I Am Jonas (2018) – French Gay Themed Movie Review


 

 

 

I Am Jonas is one of those films that slips under your skin without asking permission. You sit down expecting a simple story about a guy wrestling with himself, and suddenly you’re rifling through your own memories, seeing pieces of your life reflected in his flashbacks. You know that feeling – when the past knocks just when you’re convinced you’ve buried it for good.

Jonas today – a man running, but only in circles

We start with adult Jonas (Félix Maritaud): restless, sleepless, scattered. He wakes up in strangers’ apartments, floats through nights that blur into mornings, and all the while circles a single trauma he’s never managed to dig out properly. That phase when everything looks fine on the outside, but inside a quiet alarm keeps buzzing? That’s Jonas in a nutshell.
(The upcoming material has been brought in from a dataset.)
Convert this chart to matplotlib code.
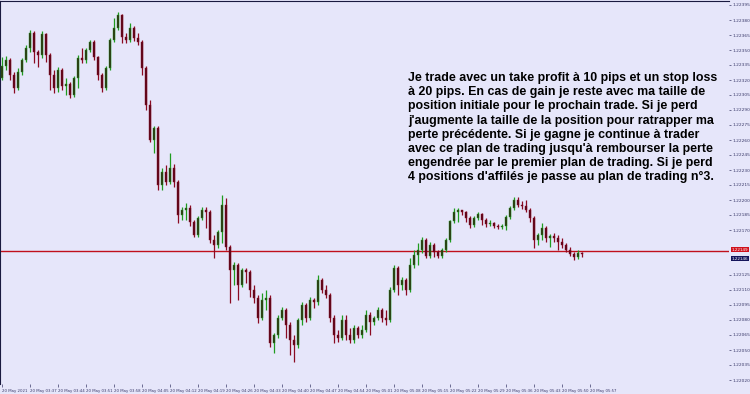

Maritaud plays him with such ease that it feels like the camera is simply observing a real person, not an actor. No theatrics, no posing – just a guy who misplaced himself somewhere along the way.

Jonas then – the summer that shapes you forever

Then the film cracks open and drops us back to 1995, when Jonas meets Nathan. And it’s that one chapter many of us secretly carry: the person who arrives out of nowhere, shakes the ground beneath your feet, opens a new world… and then vanishes. Jonas is just a kid figuring himself out; Nathan is the gust of wind that pushes him forward.

The chemistry? Ridiculously good. That teenage current – a bit awkward, a bit shy, a bit “what if he doesn’t like me?”, while both of them already know exactly where this is going.

And then – a black hole

Without giving too much away: Nathan’s disappearance becomes the gravitational center of Jonas’s entire life, even twenty years later. Nothing that happens afterward makes full sense until you understand what happened back then. And – like Jonas – you have to peel through every layer. This isn’t just a love story. It’s a story about guilt, silence, and the way trauma settles precisely where your heart needs space to breathe.

Why it works so well

  • Because it doesn’t chase tears – it chases truth.
  • Because it forces you to connect point A and point B in Jonas’s life, and the picture only snaps into focus at the end.
  • Because the teenage performances feel lived-in, not performed.
  • Because adult Jonas isn’t portrayed as “broken,” but as someone still trying to be human despite all the unfinished business inside him.

The moment that stays with you

There is one quiet scene – you’ll know it when you see it – where it becomes clear that Jonas has spent years punishing himself for something he could never have controlled. That’s the punch that lingers. No melodrama. No manipulation. Just life, in its most uncomfortable form – when you swallow the hurt and keep going because what else can you do?

Conclusion (without dressing it up)

I Am Jonas is a small film that lands with the weight of a much bigger one. No spectacle, no fireworks, no epic twists – but it has heart, and the kind you see only when someone forgets to hide it. If you’re into queer stories that feel real, raw, and emotional without turning into a cliché, this one deserves your time.

And if you’ve ever loved someone who disappeared too soon – even if only from your life – you’ll understand exactly why Jonas still can’t let go, even twenty years later.